Link to Original County Press Article

LAPEER — Judge Byron Konschuh, 40th Circuit Court, through his Flint attorney Tom Pabst, on Monday filed a six-count lawsuit against a host of Lapeer-area officials he contends maligned his reputation stemming from multiple felony charges in a contentious embezzlement case. The lawsuit said damages to the injuries he sustained far exceed $100,000. The suit was filed in Lapeer County’s 40th Circuit Court.

In April 2016 Lapeer Chief Circuit Court Judge Nick Holowka reinstated Konschuh to the bench after 20 months of administrative leave.

Konschuh was placed on leave after being charged in 2014 with five felony counts of embezzlement following an investigation by the Michigan State Police. The allegations focused on funds Konschuh was accused of using inappropriately from 2009-2013 while serving as Lapeer County prosecutor.

Prosecutors alleged Konschuh used funds his office received from a third party that ran a bad-check recovery program that were placed in his own personal bank account. He was also accused of putting money his office received from Genesee County as reimbursement for a training program into the account.

Prosecutors claimed Konschuh used the funds, which were not reported to county authorities, to finance purchases that were not allowed under state law. Purchases included donuts, staff gifts and drinks at a local bar.

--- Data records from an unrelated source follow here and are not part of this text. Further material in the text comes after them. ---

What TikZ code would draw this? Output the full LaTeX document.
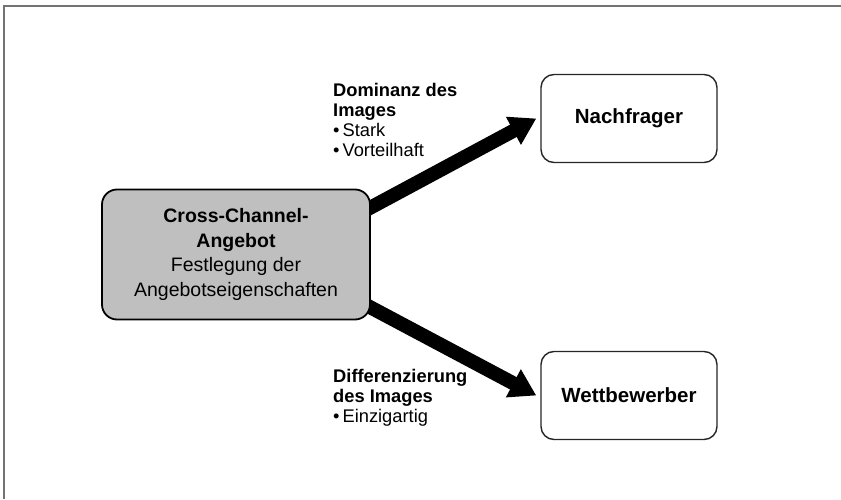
\documentclass[tikz,border=0pt]{standalone}
\usepackage{fontspec}
\setmainfont{Liberation Sans}
\usetikzlibrary{arrows.meta}
\pgfdeclarelayer{background}
\pgfsetlayers{background,main}
\begin{document}
\begin{tikzpicture}[x=1pt,y=1pt,
  graybox/.style={draw=black, line width=1.8pt, fill=gray!50, rounded corners=15pt,
    minimum width=268pt, minimum height=130pt, inner sep=0pt, align=center,
    font=\fontsize{19.5}{24.5}\selectfont},
  whitebox/.style={draw=black!85, line width=1.4pt, fill=white, rounded corners=13pt,
    minimum width=176pt, minimum height=88pt, inner sep=0pt,
    font=\fontsize{20.5}{24}\selectfont\bfseries},
  lbl/.style={anchor=north west, inner sep=0pt, align=left,
    font=\fontsize{18.3}{20}\selectfont},
  bigarrow/.style={line width=14pt, black, -{Triangle[length=26pt,width=30pt]}},
  frameline/.style={draw=black!55, line width=1.6pt}
]
\useasboundingbox (0,0) rectangle (841,499);
% frame
\coordinate (ftl) at (4,493);
\coordinate (ftr) at (841,493);
\coordinate (fbl) at (4,0);
\draw[frameline] (fbl) -- (ftl) -- (ftr);

% nodes
\node[graybox] (g) at (236,244.5) {\textbf{Cross-Channel-}\\\textbf{Angebot}\\Festlegung der\\Angebotseigenschaften};
\node[whitebox] (n) at (629,380.5) {Nachfrager};
\node[whitebox] (w) at (629,103.5) {Wettbewerber};

% labels
\node[lbl] (l1) at (333,416) {\textbf{Dominanz des}\\\textbf{Images}\\•\hspace{3pt}Stark\\•\hspace{3pt}Vorteilhaft};
\node[lbl] (l2) at (333,130) {\textbf{Differenzierung}\\\textbf{des Images}\\•\hspace{3pt}Einzigartig};

% arrows
\begin{pgfonlayer}{background}
\draw[bigarrow] ([yshift=-22pt,xshift=-6pt]g.north east) -- ([xshift=-4pt]n.west);
\draw[bigarrow] ([yshift=16pt,xshift=-6pt]g.south east) -- ([xshift=-4pt]w.west);
\end{pgfonlayer}
\end{tikzpicture}
\end{document}
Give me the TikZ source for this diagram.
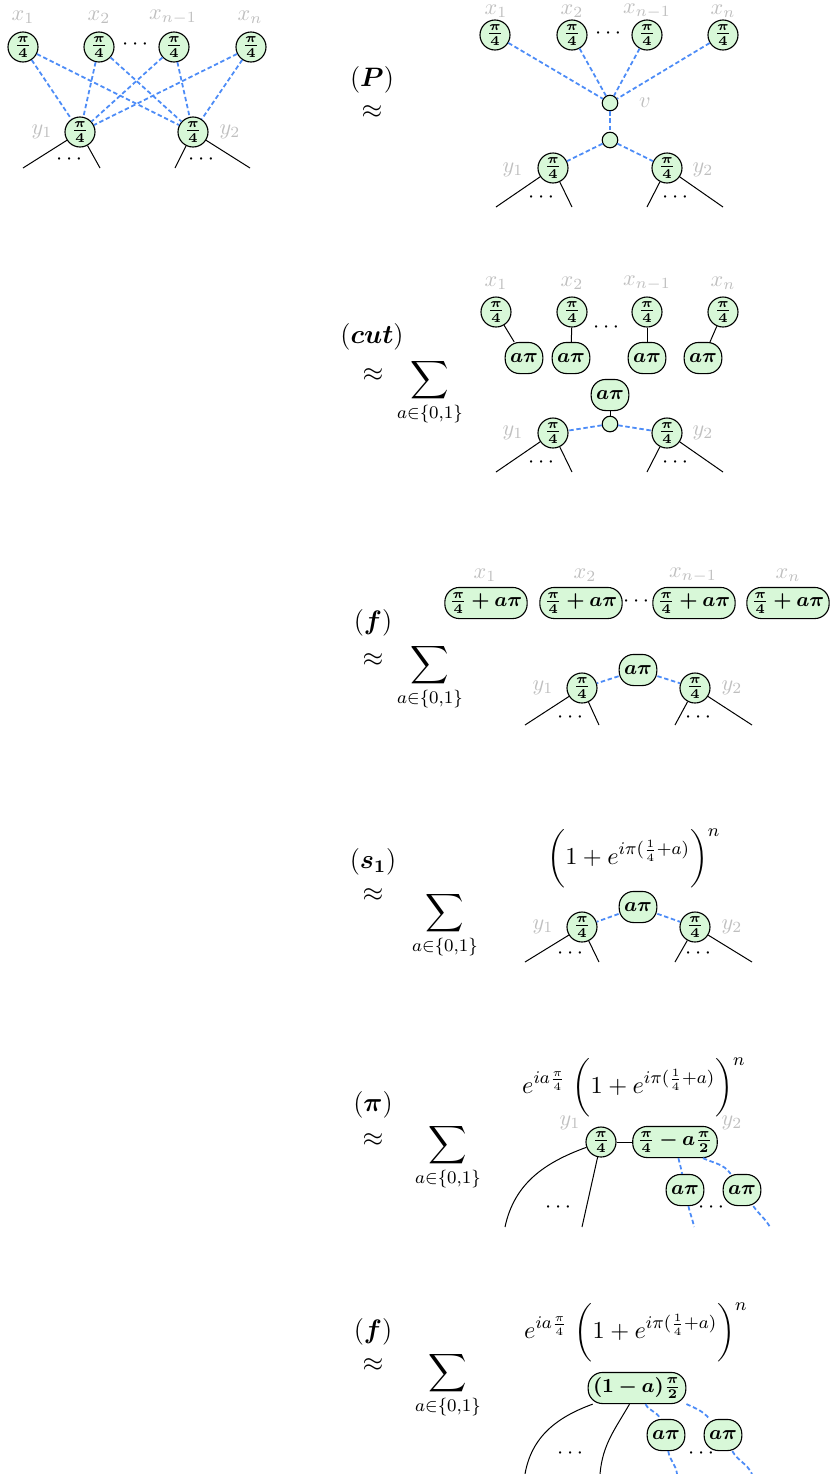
\documentclass[tikz,border=0pt]{standalone}
\usepackage{amsmath}
\usepackage{bm}
\definecolor{zgreen}{HTML}{D8F8D8}
\definecolor{zblue}{HTML}{4D8CF7}
\definecolor{lblgray}{HTML}{BFBFBF}
\tikzset{
 spider/.style={circle,draw,fill=zgreen,inner sep=0.3pt,minimum size=13.5pt,line width=0.5pt,font=\small},
 smalldot/.style={circle,draw,fill=zgreen,inner sep=0pt,minimum size=7pt,line width=0.5pt},
 phase/.style={rounded corners=6.5pt,draw,fill=zgreen,inner xsep=2.2pt,inner ysep=1.2pt,minimum height=14pt,minimum width=16.5pt,line width=0.5pt,font=\small},
 had/.style={draw=zblue,line width=0.8pt,dash pattern=on 2pt off 1.2pt},
 wire/.style={line width=0.45pt},
 lbl/.style={text=lblgray,inner sep=1pt},
 side/.style={font=\large},
 formula/.style={font=\fontsize{11}{13}\selectfont},
 sumnode/.style={anchor=north,inner sep=0pt,font=\large},
}
\newcommand{\qf}{$\bm{\frac{\pi}{4}}$}
\newcommand{\ap}{$\bm{a\pi}$}
\newcommand{\qfap}{$\bm{\frac{\pi}{4}+a\pi}$}
\newcommand{\mysum}{$\displaystyle\sum_{a\in\{0,1\}}$}
\newcommand{\bigform}{$\biggl(1+e^{i\pi(\frac{1}{4}+a)}\biggr)^{n}$}
\newcommand{\eform}{$e^{ia\frac{\pi}{4}}\;\biggl(1+e^{i\pi(\frac{1}{4}+a)}\biggr)^{n}$}
\begin{document}
\begin{tikzpicture}[x=0.45pt,y=-0.45pt]
\useasboundingbox (0,0) rectangle (830,1474);

% ---------- Row 0: top-left ----------
\node[lbl] (lax1) at (23,17) {$x_1$};
\node[lbl] (lax2) at (99,17) {$x_2$};
\node[lbl] (laxn1) at (173,17) {$x_{n-1}$};
\node[lbl] (laxn) at (250,17) {$x_n$};
\node[spider] (ax1) at (23,47) {\qf};
\node[spider] (ax2) at (99,47) {\qf};
\node (adots) at (137,45) {$\cdots$};
\node[spider] (axn1) at (174,47) {\qf};
\node[spider] (axn) at (251,47) {\qf};
\node[spider] (ay1) at (80,132) {\qf};
\node[spider] (ay2) at (193,132) {\qf};
\node[lbl] (lay1) at (42,132) {$y_1$};
\node[lbl] (lay2) at (230,132) {$y_2$};
\coordinate (ay1l) at (23,168);
\coordinate (ay1r) at (100,168);
\coordinate (ay2l) at (175,168);
\coordinate (ay2r) at (250,168);
\node (ay1d) at (71,160) {$\cdots$};
\node (ay2d) at (203,160) {$\cdots$};
\foreach \s in {ax1,ax2,axn1,axn}{
  \draw[had] (\s) -- (ay1);
  \draw[had] (\s) -- (ay2);
}
\draw[wire] (ay1) -- (ay1l); \draw[wire] (ay1) -- (ay1r);
\draw[wire] (ay2) -- (ay2l); \draw[wire] (ay2) -- (ay2r);

% ---------- Row P ----------
\node[side] (pP) at (372,80) {$(\bm{P})$};
\node[side] (pa) at (372,112) {$\approx$};
\node[lbl] (lpx1) at (496,11) {$x_1$};
\node[lbl] (lpx2) at (572,11) {$x_2$};
\node[lbl] (lpxn1) at (647,11) {$x_{n-1}$};
\node[lbl] (lpxn) at (723,11) {$x_n$};
\node[spider] (px1) at (495,35) {\qf};
\node[spider] (px2) at (572,35) {\qf};
\node (pdots) at (610,34) {$\cdots$};
\node[spider] (pxn1) at (647,35) {\qf};
\node[spider] (pxn) at (723,35) {\qf};
\node[smalldot] (pv) at (610,103) {};
\node[lbl] (lpv) at (645,103) {$v$};
\node[smalldot] (pw) at (610,140) {};
\node[spider] (py1) at (553,168) {\qf};
\node[spider] (py2) at (667,168) {\qf};
\node[lbl] (lpy1) at (513,170) {$y_1$};
\node[lbl] (lpy2) at (703,170) {$y_2$};
\coordinate (py1l) at (496,207);
\coordinate (py1r) at (572,207);
\coordinate (py2l) at (647,207);
\coordinate (py2r) at (723,207);
\node (py1d) at (543,198) {$\cdots$};
\node (py2d) at (677,198) {$\cdots$};
\foreach \s in {px1,px2,pxn1,pxn}{ \draw[had] (\s) -- (pv); }
\draw[had] (pv) -- (pw);
\draw[had] (pw) -- (py1);
\draw[had] (pw) -- (py2);
\draw[wire] (py1) -- (py1l); \draw[wire] (py1) -- (py1r);
\draw[wire] (py2) -- (py2l); \draw[wire] (py2) -- (py2r);

% ---------- Row cut ----------
\node[side] (cC) at (372,337) {$(\bm{cut})$};
\node[side] (ca) at (373,375) {$\approx$};
\node[sumnode] (cs) at (430,358) {\mysum};
\node[lbl] (lcx1) at (496,283) {$x_1$};
\node[lbl] (lcx2) at (572,283) {$x_2$};
\node[lbl] (lcxn1) at (647,283) {$x_{n-1}$};
\node[lbl] (lcxn) at (723,283) {$x_n$};
\node[spider] (cx1) at (496,312) {\qf};
\node[spider] (cx2) at (572,312) {\qf};
\node[spider] (cxn1) at (647,312) {\qf};
\node[spider] (cxn) at (723,312) {\qf};
\node (cdots) at (608,328) {$\cdots$};
\node[phase] (cp1) at (524,358) {\ap};
\node[phase] (cp2) at (571,358) {\ap};
\node[phase] (cpn1) at (647,358) {\ap};
\node[phase] (cpn) at (703,358) {\ap};
\node[phase] (cpm) at (610,395) {\ap};
\node[smalldot] (cw) at (610,424) {};
\node[spider] (cy1) at (553,433) {\qf};
\node[spider] (cy2) at (667,433) {\qf};
\node[lbl] (lcy1) at (513,433) {$y_1$};
\node[lbl] (lcy2) at (703,433) {$y_2$};
\coordinate (cy1l) at (496,472);
\coordinate (cy1r) at (572,472);
\coordinate (cy2l) at (647,472);
\coordinate (cy2r) at (723,472);
\node (cy1d) at (543,463) {$\cdots$};
\node (cy2d) at (677,463) {$\cdots$};
\draw[wire] (cx1) -- (cp1);
\draw[wire] (cx2) -- (cp2);
\draw[wire] (cxn1) -- (cpn1);
\draw[wire] (cxn) -- (cpn);
\draw[wire] (cpm) -- (cw);
\draw[had] (cw) -- (cy1);
\draw[had] (cw) -- (cy2);
\draw[wire] (cy1) -- (cy1l); \draw[wire] (cy1) -- (cy1r);
\draw[wire] (cy2) -- (cy2l); \draw[wire] (cy2) -- (cy2r);

% ---------- Row f ----------
\node[side] (fF) at (373,623) {$(\bm{f})$};
\node[side] (fa) at (373,660) {$\approx$};
\node[sumnode] (fs) at (430,643) {\mysum};
\node[lbl] (lfx1) at (485,575) {$x_1$};
\node[lbl] (lfx2) at (585,575) {$x_2$};
\node[lbl] (lfxn1) at (693,575) {$x_{n-1}$};
\node[lbl] (lfxn) at (788,575) {$x_n$};
\node[phase] (fx1) at (486,603) {\qfap};
\node[phase] (fx2) at (581,603) {\qfap};
\node (fdots) at (638,602) {$\cdots$};
\node[phase] (fxn1) at (694,603) {\qfap};
\node[phase] (fxn) at (788,603) {\qfap};
\node[phase] (fpm) at (638,670) {\ap};
\node[spider] (fy1) at (582,688) {\qf};
\node[spider] (fy2) at (695,688) {\qf};
\node[lbl] (lfy1) at (543,688) {$y_1$};
\node[lbl] (lfy2) at (732,688) {$y_2$};
\coordinate (fy1l) at (525,725);
\coordinate (fy1r) at (599,725);
\coordinate (fy2l) at (675,725);
\coordinate (fy2r) at (752,725);
\node (fy1d) at (572,718) {$\cdots$};
\node (fy2d) at (700,718) {$\cdots$};
\draw[had] (fpm) -- (fy1);
\draw[had] (fpm) -- (fy2);
\draw[wire] (fy1) -- (fy1l); \draw[wire] (fy1) -- (fy1r);
\draw[wire] (fy2) -- (fy2l); \draw[wire] (fy2) -- (fy2r);

% ---------- Row s1 ----------
\node[side] (sS) at (373,862) {$(\bm{s_1})$};
\node[side] (sa) at (373,895) {$\approx$};
\node[sumnode] (ss) at (445,891) {\mysum};
\node[formula] (sform) at (634,858) {\bigform};
\node[phase] (spm) at (638,907) {\ap};
\node[spider] (sy1) at (582,927) {\qf};
\node[spider] (sy2) at (695,927) {\qf};
\node[lbl] (lsy1) at (543,927) {$y_1$};
\node[lbl] (lsy2) at (732,927) {$y_2$};
\coordinate (sy1l) at (525,962);
\coordinate (sy1r) at (599,962);
\coordinate (sy2l) at (675,962);
\coordinate (sy2r) at (752,962);
\node (sy1d) at (572,954) {$\cdots$};
\node (sy2d) at (700,954) {$\cdots$};
\draw[had] (spm) -- (sy1);
\draw[had] (spm) -- (sy2);
\draw[wire] (sy1) -- (sy1l); \draw[wire] (sy1) -- (sy1r);
\draw[wire] (sy2) -- (sy2l); \draw[wire] (sy2) -- (sy2r);

% ---------- Row pi ----------
\node[side] (qP) at (373,1105) {$(\bm{\pi})$};
\node[side] (qa) at (373,1140) {$\approx$};
\node[sumnode] (qs) at (448,1123) {\mysum};
\node[formula] (qform) at (634,1087) {\eform};
\node[lbl] (lqy1) at (570,1123) {$y_1$};
\node[lbl] (lqy2) at (732,1123) {$y_2$};
\node[spider] (qy1) at (601,1142) {\qf};
\node[phase] (qbig) at (675,1142) {$\bm{\frac{\pi}{4}-a\frac{\pi}{2}}$};
\node[phase] (qp1) at (685,1190) {\ap};
\node[phase] (qp2) at (742,1190) {\ap};
\coordinate (qe1) at (505,1227);
\coordinate (qe2) at (582,1227);
\coordinate (qe3) at (694,1227);
\coordinate (qe4) at (770,1227);
\node (qd1) at (560,1208) {$\cdots$};
\node (qd2) at (713,1208) {$\cdots$};
\draw[wire] (qy1) -- (qbig);
\draw[wire] (qy1) to[out=200,in=78] (qe1);
\draw[wire] (qy1) -- (qe2);
\draw[had] (qbig) to[out=-78,in=100] (qp1);
\draw[had] (qp1) to[out=-78,in=100] (qe3);
\draw[had] (qbig.-30) to[out=-25,in=125] (qp2);
\draw[had] (qp2) to[out=-55,in=120] (qe4);

% ---------- Row f (final) ----------
\node[side] (gF) at (373,1332) {$(\bm{f})$};
\node[side] (ga) at (373,1365) {$\approx$};
\node[sumnode] (gs) at (448,1351) {\mysum};
\node[formula] (gform) at (636,1332) {\eform};
\node[phase] (gbig) at (637,1388) {$\bm{(1-a)\frac{\pi}{2}}$};
\node[phase] (gp1) at (666,1435) {\ap};
\node[phase] (gp2) at (723,1435) {\ap};
\coordinate (ge1) at (525,1474);
\coordinate (ge2) at (600,1474);
\coordinate (ge3) at (677,1474);
\coordinate (ge4) at (752,1474);
\node (gd1) at (572,1454) {$\cdots$};
\node (gd2) at (703,1454) {$\cdots$};
\draw[wire] (gbig.200) to[out=200,in=80] (ge1);
\draw[wire] (gbig.-115) to[out=-120,in=85] (ge2);
\draw[had] (gbig.-62) to[out=-65,in=110] (gp1);
\draw[had] (gp1) to[out=-82,in=95] (ge3);
\draw[had] (gbig.-18) to[out=-25,in=130] (gp2);
\draw[had] (gp2) to[out=-60,in=115] (ge4);
\end{tikzpicture}
\end{document}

In the end, an agreement was reached to dismiss the felony counts and have Konschuh enter a no contest plea to a misdemeanor charge. 

Principal defendants named in the lawsuit include former Lapeer County Prosecutor Tim Turkelson, former Asst. Prosecutor John Miller, Asst. County Prosecutor Cailin Wilson, County Treasurer Dana Miller, County Controller John Biscoe, and the County of Lapeer.

The lawsuit lists six counts: malicious prosecution, abuse of process, invasion of privacy, libel/slander, tortious interference with contractual relations/business expectancy and gross negligence.

The defendants have 21 days to file a written answer with the court.

Biscoe told The County Press he was served with the lawsuit notice Tuesday and is wading through the document. He refrained from comment as he has yet to read the entire suit, and said per protocol involving lawsuits it will be forwarded to the risk management authorities at the county’s insurance company.